Lies We Tell Ourselves by Robin Talley

Title: Lies We Tell Ourselves
Author: Robin Talley
Publisher: Harlequin Teen
Release Date: September 30, 2014
Source: BEA

Summary from Goodreads:
In 1959 Virginia, the lives of two girls on opposite sides of the battle for civil rights will be changed forever.

Sarah Dunbar is one of the first black students to attend the previously all-white Jefferson High School. An honors student at her old school, she is put into remedial classes, spit on and tormented daily.

Linda Hairston is the daughter of one of the town’s most vocal opponents of school integration. She has been taught all her life that the races should be kept “separate but equal.”

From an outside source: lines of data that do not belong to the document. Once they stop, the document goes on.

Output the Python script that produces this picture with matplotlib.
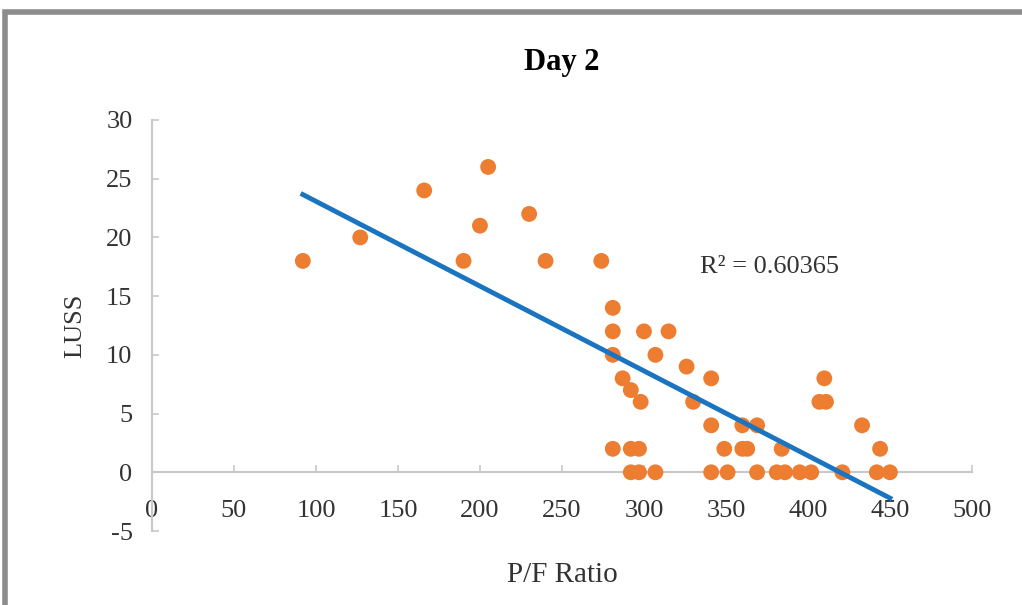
import numpy as np
import matplotlib.pyplot as plt
from matplotlib.patches import Rectangle

# datos
pf_ratio = [92, 127, 166, 190, 200, 205, 230, 240, 274,
            281, 281, 281, 281, 287, 292, 298, 300, 307, 315, 326, 330,
            341, 341, 360, 369, 407, 411, 410, 433,
            292, 297, 349, 360, 363, 384, 444,
            292, 297, 307, 341, 351, 369, 381, 386, 395, 402, 421, 442, 450]
luss = [18, 20, 24, 18, 21, 26, 22, 18, 18,
        14, 12, 10, 2, 8, 7, 6, 12, 10, 12, 9, 6,
        8, 4, 4, 4, 6, 6, 8, 4,
        2, 2, 2, 2, 2, 2, 2,
        0, 0, 0, 0, 0, 0, 0, 0, 0, 0, 0, 0, 0]
r2_text = "R² = 0.60365"
x_ticks = [0, 50, 100, 150, 200, 250, 300, 350, 400, 450, 500]
y_ticks = [-5, 0, 5, 10, 15, 20, 25, 30]

plt.rcParams['font.family'] = ['Liberation Serif', 'DejaVu Serif']
plt.rcParams['axes.unicode_minus'] = False

fig = plt.figure(figsize=(10.22, 6.05), dpi=100)
ax = fig.add_axes([0.1487, 0.1223, 0.8023, 0.6794])

# recta de tendencia
x = np.array(pf_ratio, dtype=float)
y = np.array(luss, dtype=float)
m, b = np.polyfit(x, y, 1)
xl = np.array([x.min(), x.max()])

ax.scatter(x, y, s=130, color='#ED7D31', edgecolors='none', zorder=3)
ax.plot(xl, m * xl + b, color='#1a74bf', lw=3.5, zorder=4)

ax.set_xlim(0, 500)
ax.set_ylim(-5, 30)
ax.set_xticks(x_ticks)
ax.set_yticks(y_ticks)

for s in ['top', 'right']:
    ax.spines[s].set_visible(False)
ax.spines['bottom'].set_position(('data', 0))
ax.spines['bottom'].set_color('#c8c8c8')
ax.spines['left'].set_color('#c8c8c8')
ax.spines['bottom'].set_linewidth(1.5)
ax.spines['left'].set_linewidth(1.5)
ax.tick_params(axis='both', direction='in', color='#c8c8c8', length=5, width=1.2,
               labelsize=19, labelcolor='#333333')
ax.tick_params(axis='x', pad=20)
ax.tick_params(axis='y', pad=14)

ax.set_title('Day 2', fontsize=22, fontweight='bold', pad=36)
ax.set_xlabel('P/F Ratio', fontsize=21, color='#333333')
ax.set_ylabel('LUSS', fontsize=19, color='#333333', labelpad=14)
ax.xaxis.set_label_coords(0.5, -0.075)

ax.text(334, 17, r2_text, fontsize=19, color='#333333')

# marco gris del grafico
fig.patches.append(Rectangle((0.005, -0.05), 1.1, 1.03, transform=fig.transFigure,
                             fill=False, edgecolor='#8c8c8c', lw=4))

fig.savefig('out.png', dpi=100)
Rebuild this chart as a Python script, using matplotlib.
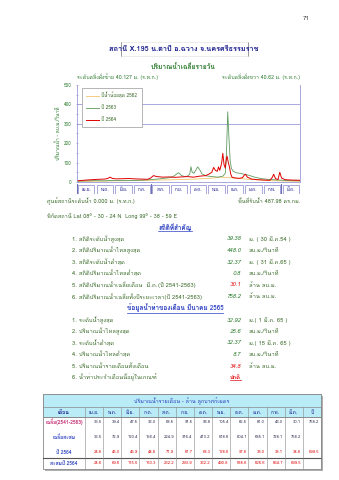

Forced to work together on a school project, Sarah and Linda must confront harsh truths about race, power and how they really feel about one another.


Review

I knew I had to read The Lies We Tell Ourselves as soon as I heard about it at BEA. Not only am I a huge fan of Historical Fiction but I love to read thought-provoking novels, such as this one, from time to time. Before this book, I have never read one with a focus on racial segregation and I wanted this new experience.

Sarah is one of a small group of African American students to be the first to attend and graduate from an all-white school. The horrors that she and her friends had to face every day for the right to a fair education – the physical and emotional harassment, bullying and abuse - were a testament to the evil that people are capable of and the danger of crowds, misconceptions, and ignorance. The bravery, determination and self-control that they showed was really moving. I don’t think I would have been capable of the same strength.

Meanwhile, Linda is a Caucasian girl well-known and well-liked at that school. Her father is one of the strongest opponents of integration and so she has been raised to echo those same beliefs. But when she is forced to work on a school project with Sarah, she starts to question everything she was taught. But fear of her father’s wrath slows her progress while she starts to think for herself and form her own opinions.

What the synopsis alludes to but doesn’t quite call out is that Linda and Sarah start to develop feelings for each other. Their relationship, which presented its own challenges, was a big focus of this book, almost equal to or greater than the focus on school integration. And while this will add to the experience for some, it detracted from the experience for me. Their complicated relationship was a story worth telling but I feel like the book lost some of its impact by being divided into two big issues because neither one was given enough attention. I was expecting a compelling novel about the fight for racial equality and I finished with a story about two girls of different races growing to accept that they liked each other as more than just friends in a time when mixed-race relationships were unacceptable and worse, same-sex relationships were considered sinful and evil. There is nothing wrong with this story, it just wasn’t the one I wanted more.

But not to be misunderstood, this is still a really good book that should be read. Everything that Robin Talley wrote is worth reading and thinking long and hard about. We are capable of some truly horrible and damaging things as human beings and we are still guilty for many of these same thoughts and behaviors today just in a different way. Our present might not be AS incriminating as our past but we still bully and harm people who are different than us and deny basic rights, like love, to people of our choosing. It is really quite sad.

So yes, I recommend you read this novel and listen to what Robin Talley is trying to tell us because we all need to hear it.